## [Task goal]
Give every line back verbatim, dropping all images.

## [Information shown]

++++++++++++++++++++

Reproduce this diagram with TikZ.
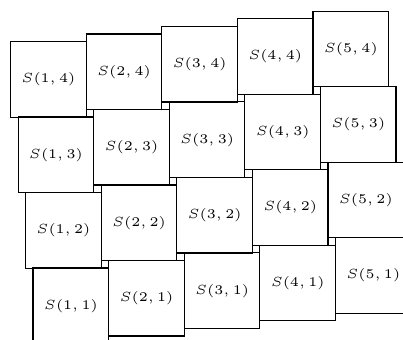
\documentclass[tikz,border=0pt]{standalone}
\begin{document}
\begin{tikzpicture}
\tikzset{sq/.style={draw=black, line width=0.45pt, minimum size=1cm, inner sep=0pt, anchor=north west, font=\tiny}}
\useasboundingbox (0,0) rectangle (5.331,-4.497);
\clip (0,0) rectangle (5.331,-4.497);
\foreach \j in {4,3,2,1}{
  \foreach \i in {1,...,5}{
    \pgfmathsetmacro{\xx}{0.1323 + (\i-1) + 0.0992*(4-\j)}
    \pgfmathsetmacro{\yy}{-(0.5423 - 0.1005*(\i-1) + 0.9987*(4-\j))}
    \node[sq] (s\i\j) at (\xx,\yy) {$S(\i,\j)$};
  }
}
\end{tikzpicture}
\end{document}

++++++++++++++++++++

## [Solution]
Reproduce this diagram with TikZ.
\documentclass[tikz,border=0pt]{standalone}
\begin{document}
\begin{tikzpicture}
\tikzset{sq/.style={draw=black, line width=0.45pt, minimum size=1cm, inner sep=0pt, anchor=north west, font=\tiny}}
\useasboundingbox (0,0) rectangle (5.331,-4.497);
\clip (0,0) rectangle (5.331,-4.497);
\foreach \j in {4,3,2,1}{
  \foreach \i in {1,...,5}{
    \pgfmathsetmacro{\xx}{0.1323 + (\i-1) + 0.0992*(4-\j)}
    \pgfmathsetmacro{\yy}{-(0.5423 - 0.1005*(\i-1) + 0.9987*(4-\j))}
    \node[sq] (s\i\j) at (\xx,\yy) {$S(\i,\j)$};
  }
}
\end{tikzpicture}
\end{document}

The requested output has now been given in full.